We schaften twee muizenvallen aan. Deze waren uitgevoerd als een tunnelconstructie, met een entree aan de ene kant en een voederbakje aan de andere kant. Dat bakje vulden wij met een handjevol ongebrande pinda’s. Zodra de muis, gelokt door de pinda’s, de val zou betreden, zou een beweegbaar plateautje bij het voederbakje door het gewicht van de indringer een mechanisme in werking brengen dat een valluikje deed ontgrendelen en zo de ingang van de tunnel afsloot. Dat was de theorie. 

Het werkte niet. Ik kreeg het vermoeden dat de muis te licht was en daardoor wel kon snoepen maar zich niet liet opsluiten. Het leek alsof er van de pinda’s was gegeten. Vermoedens, twijfels, ik had natuurlijk eerst de pinda’s moeten tellen! 

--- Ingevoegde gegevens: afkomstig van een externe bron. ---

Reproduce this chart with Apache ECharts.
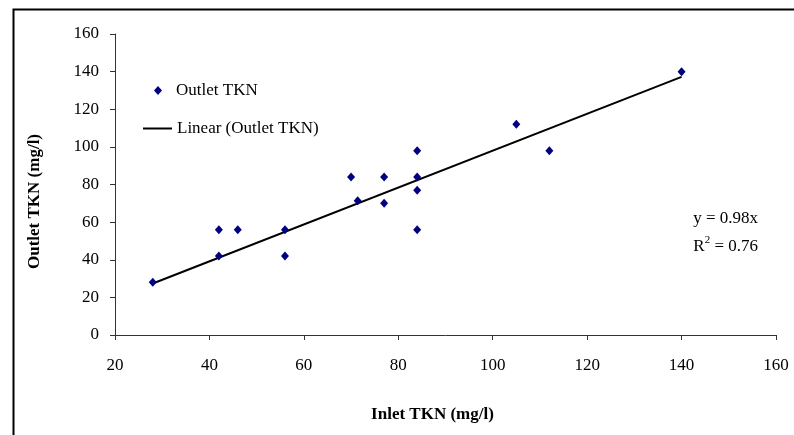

Voor een nieuwe poging plaatste ik, om het muisje wat gewicht mee te geven, een euromuntstuk op het plateautje en tien pinda’s in het bakje. Deze poging was succesvol! De volgende ochtend trof ik een klein bruingrijs beestje angstig in een hoekje van zijn gevangenis aan. 

De indringer kreeg later die ochtend in het plantsoen zijn vrijheid terug, ergens op het pad tussen het voormalige clubhuis van de Westside Chapter van verboden motorclub Satudarah en een voetbalveld van CVV De Jodan Boys. Het muisje kon kiezen en koos voor de sport. Het spurtte razendsnel naar het doel van Jodan Boys. Dat was één.

Aangemoedigd door deze vangst lieten we de muizenvallen nog een week staan waarbij we regelmatig de pinda’s verversten. Maar er gebeurde niets meer. Geen muizen, ook geen sporen van muizen. 

De muizenvallen hebben we nu maar opgeruimd. Wel blijven we achter met de vraag of het atletiekmuisje ergens in de buurt van onze woning misschien toch nog supporters heeft.